Although it’s no Silicon Valley-quality design, the user interface is solid. It’s pretty intuitive to use and navigate, and the fact that most or all of your classes are all in the same system means that every course page has more or less the same setup. The “Assignments” tab is the same for my linguistics class as it is for my public policy class, which, at least for me, helps when the stupor of Olin Library at 2 a.m. slowly chips away at my sanity. And if you really don’t like the default settings for the home page, for instance, you can just click “Personalize Page” and make it all yours.

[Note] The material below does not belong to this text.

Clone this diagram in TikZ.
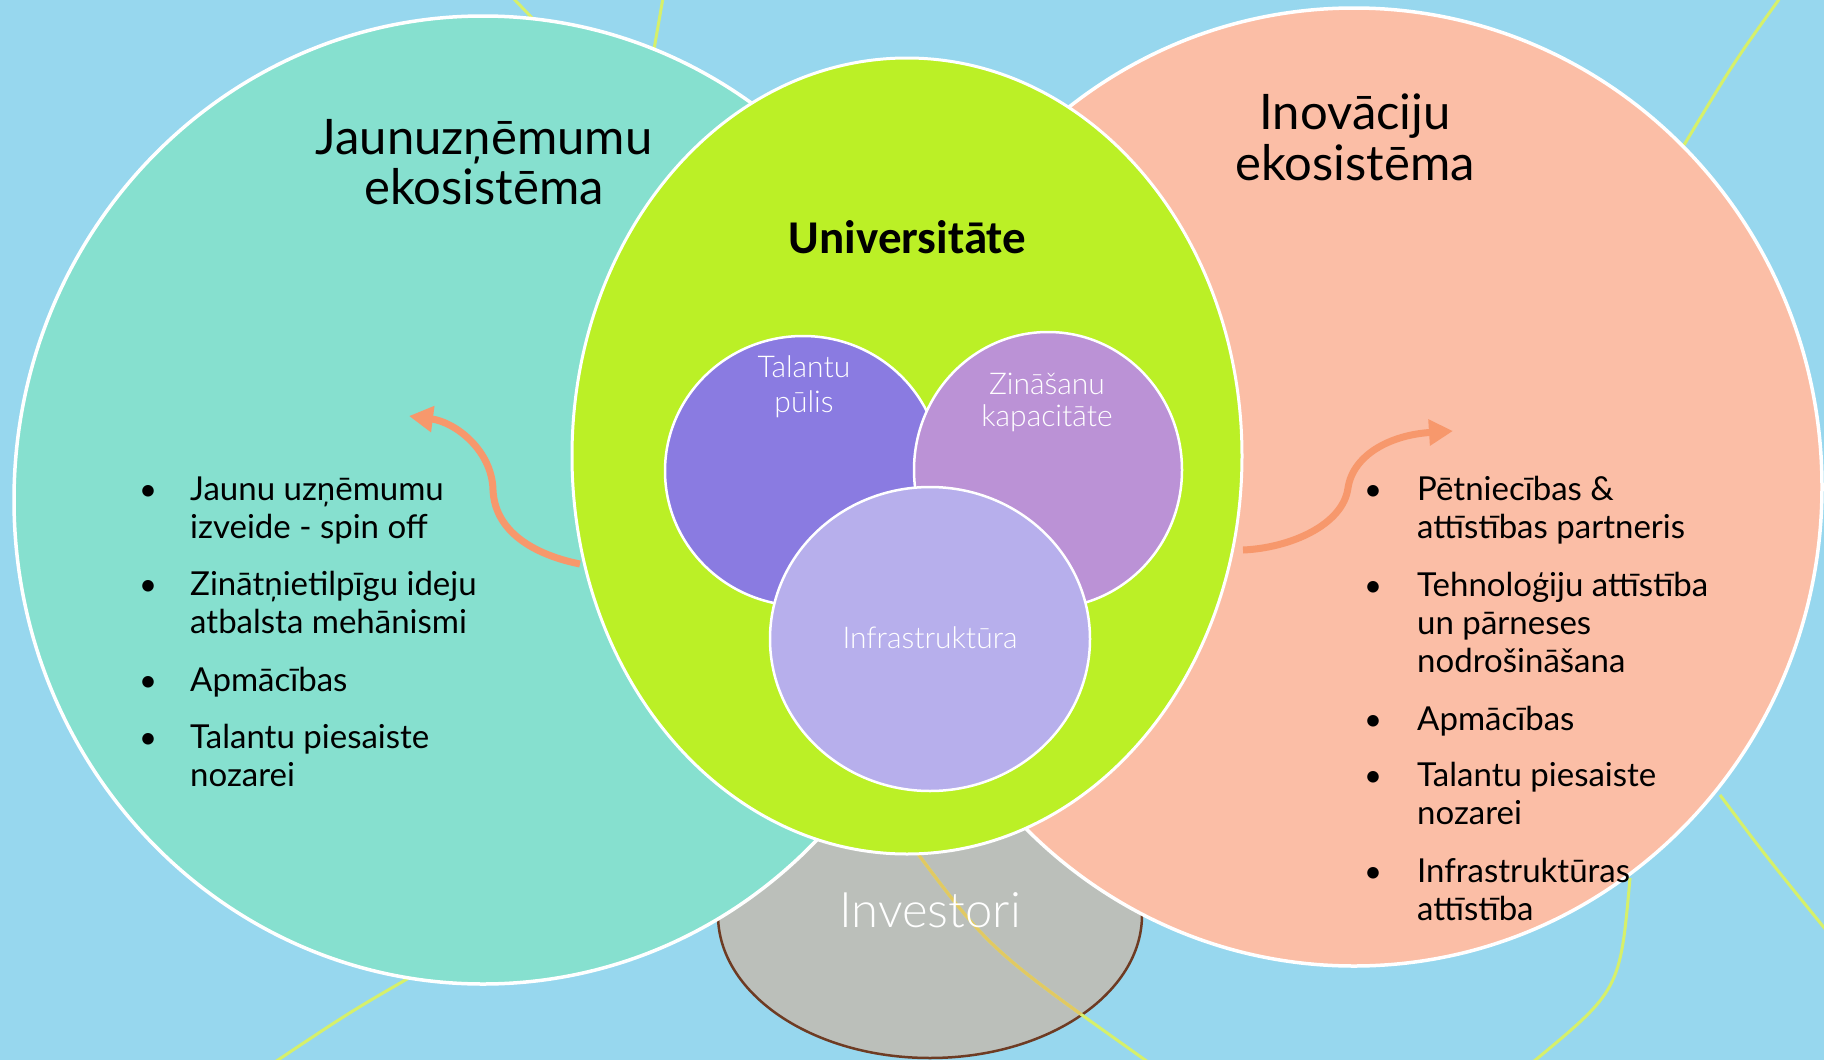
\documentclass[tikz,border=0pt]{standalone}
\usepackage{fontspec}
\setmainfont{Lato}
\IfFontExistsTF{Lato Light}{\newfontfamily\lightfont{Lato Light}}{\newfontfamily\lightfont{Lato}}
\newfontfamily\calfont{Carlito}
\usetikzlibrary{shapes.geometric,arrows.meta}
\definecolor{cBg}{HTML}{97D7EE}
\definecolor{cTeal}{HTML}{86E0CF}
\definecolor{cSalmon}{HTML}{FBBEA6}
\definecolor{cGreen}{HTML}{BBF026}
\definecolor{cPurA}{HTML}{8A7BE1}
\definecolor{cPurB}{HTML}{BB92D6}
\definecolor{cPurC}{HTML}{B7AFEC}
\definecolor{cGray}{HTML}{BBBFBA}
\definecolor{cBrown}{HTML}{6E3B23}
\definecolor{cLine}{HTML}{D6F06A}
\definecolor{cOchre}{HTML}{E2C862}
\definecolor{cArrow}{HTML}{F7986C}
\newcommand\stackc[1]{\vtop{\halign{\hfil##\hfil\cr#1\crcr}}}
\newcommand\stackl[1]{\vtop{\halign{##\hfil\cr#1\crcr}}}
\tikzset{
  blob/.style={ellipse, inner sep=0pt, outer sep=0pt, draw=white, line width=3.5pt},
  inner/.style={ellipse, inner sep=0pt, outer sep=0pt, draw=white, line width=2.5pt},
  bgline/.style={draw=cLine, line width=3pt},
  flow/.style={draw=cArrow, line width=7pt, -{Triangle[length=24pt,width=25pt]}},
  title/.style={anchor=base, inner sep=0pt, font=\fontsize{49}{50.5}\selectfont, text=black},
  itemtxt/.style={anchor=base west, inner sep=0pt, font=\fontsize{33}{38.4}\selectfont, text=black},
  dot/.style={anchor=base, inner sep=0pt, font=\fontsize{31}{38.4}\selectfont, text=black},
  lbl/.style={anchor=base, inner sep=0pt, font=\lightfont\fontsize{30}{35}\selectfont, text=white},
}
\begin{document}
\begin{tikzpicture}[x=1pt,y=-1pt]
\useasboundingbox (0,0) rectangle (1824,1060);
\fill[cBg] (0,0) rectangle (1824,1060);
\clip (0,0) rectangle (1824,1060);
% investors
\node[ellipse, inner sep=0pt, fill=cGray, draw=cBrown, line width=2.5pt, minimum width=424pt, minimum height=286pt] (inv) at (930,915) {};
% background decorative lines
\draw[bgline] (513,-2) -- (536,22);
\draw[bgline] (663,-2) -- (653,55);
\draw[bgline] (1780,-2) .. controls (1734,62) .. (1684,145);
\draw[bgline] (1720,795) .. controls (1765,855) .. (1826,930);
\draw[bgline] (1630,878) .. controls (1620,990) .. (1533,1062);
\draw[bgline] (414,975) .. controls (350,1012) .. (275,1062);
\draw[bgline] (915,850) .. controls (990,950) .. (1148,1062);
\begin{scope}
\clip (930,915) ellipse [x radius=211pt, y radius=142pt];
\draw[bgline, draw=cOchre] (915,850) .. controls (990,950) .. (1148,1062);
\end{scope}
% ecosystems
\node[blob, fill=cTeal, minimum width=938pt, minimum height=968pt] (startup) at (483,500) {};
\node[blob, fill=cSalmon, minimum width=936pt, minimum height=958pt] (innov) at (1354,487) {};
% arrows
\coordinate (la0) at (580,564);
\coordinate (la1) at (493,490);
\coordinate (la2) at (409,416);
\draw[flow] (la0) .. controls (540,556) and (495,535) .. (la1) .. controls (492,450) and (455,422) .. (la2);
\coordinate (ra0) at (1243,550);
\coordinate (ra1) at (1348,488);
\coordinate (ra2) at (1453,431);
\draw[flow] (ra0) .. controls (1290,548) and (1343,525) .. (ra1) .. controls (1353,455) and (1390,435) .. (ra2);
% university
\node[blob, line width=3pt, fill=cGreen, minimum width=670pt, minimum height=796pt] (uni) at (907,456) {};
\node[inner, fill=cPurA, minimum width=276pt, minimum height=270pt] (tal) at (803,471) {};
\node[inner, fill=cPurB, minimum width=268pt, minimum height=276pt] (zin) at (1048,470) {};
\node[inner, fill=cPurC, minimum width=320pt, minimum height=304pt] (infra) at (930,639) {};
% texts
\node[title] (t1) at (484,154) {\stackc{Jaunuzņēmumu\cr ekosistēma}};
\node[title] (t2) at (1355,129.5) {\stackc{Inovāciju\cr ekosistēma}};
\node[anchor=base, inner sep=0pt, font=\calfont\bfseries\fontsize{47}{50}\selectfont] (tu) at (907.5,253) {Universitāte};
\node[lbl] (ltal) at (804,377) {\stackc{Talantu\cr pūlis}};
\node[lbl, font=\lightfont\fontsize{30}{32.5}\selectfont] (lzin) at (1047,394) {\stackc{Zināšanu\cr kapacitāte}};
\node[lbl] (linf) at (930,648) {Infrastruktūra};
\node[lbl, font=\lightfont\fontsize{49}{52}\selectfont] (linv) at (930,927) {Investori};
% left bullets
\node[dot] (lb1) at (148,500) {•};
\node[itemtxt] (li1) at (190,500) {\stackl{Jaunu uzņēmumu\cr izveide - spin off}};
\node[dot] (lb2) at (148,595) {•};
\node[itemtxt] (li2) at (190,595) {\stackl{Zinātņietilpīgu ideju\cr atbalsta mehānismi}};
\node[dot] (lb3) at (148,691) {•};
\node[itemtxt] (li3) at (190,691) {Apmācības};
\node[dot] (lb4) at (148,748) {•};
\node[itemtxt] (li4) at (190,748) {\stackl{Talantu piesaiste\cr nozarei}};
% right bullets
\node[dot] (rb1) at (1373,500) {•};
\node[itemtxt] (ri1) at (1417,500) {\stackl{Pētniecības \&\cr attīstības partneris}};
\node[dot] (rb2) at (1373,596) {•};
\node[itemtxt] (ri2) at (1417,596) {\stackl{Tehnoloģiju attīstība\cr un pārneses\cr nodrošināšana}};
\node[dot] (rb3) at (1373,730) {•};
\node[itemtxt] (ri3) at (1417,730) {Apmācības};
\node[dot] (rb4) at (1373,786) {•};
\node[itemtxt] (ri4) at (1417,786) {\stackl{Talantu piesaiste\cr nozarei}};
\node[dot] (rb5) at (1373,882) {•};
\node[itemtxt] (ri5) at (1417,882) {\stackl{Infrastruktūras\cr attīstība}};
\end{tikzpicture}
\end{document}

Blackboard makes studying easier, at least logistically. Practice tests, homework and lecture slides are all in the same place, easily accessible if a question makes you want to revisit class notes. When professors send these documents out via email or on their own websites, it’s just more of a hassle to find and download them than it would be to get them from Blackboard.

Anyone who’s ever taken a calculus class here knows that a professor’s or department’s own website can be far uglier and less organized than Blackboard. The Calculus 3 website that I used last semester looks like it could’ve been made by a high school student on his third day learning HTML in 1998.

We could always get a similar Blackboard-style program, but online ratings of “learning management systems” are essentially indifferent between Blackboard and other programs like Moodle and Canvas. Thus, scrapping Blackboard for a different system would result in just as much student angst and probably fewer professors willing to learn a new system, making it more likely that we have to use course websites from the 90s.

We all know and love Blackboard, even when we don’t love it. It’s not the perfect system, but it’s extremely decent. The merits of a consolidated site speak for themselves, and this one is as good as any. Blackboard: you already use it, so you might as well keep using it.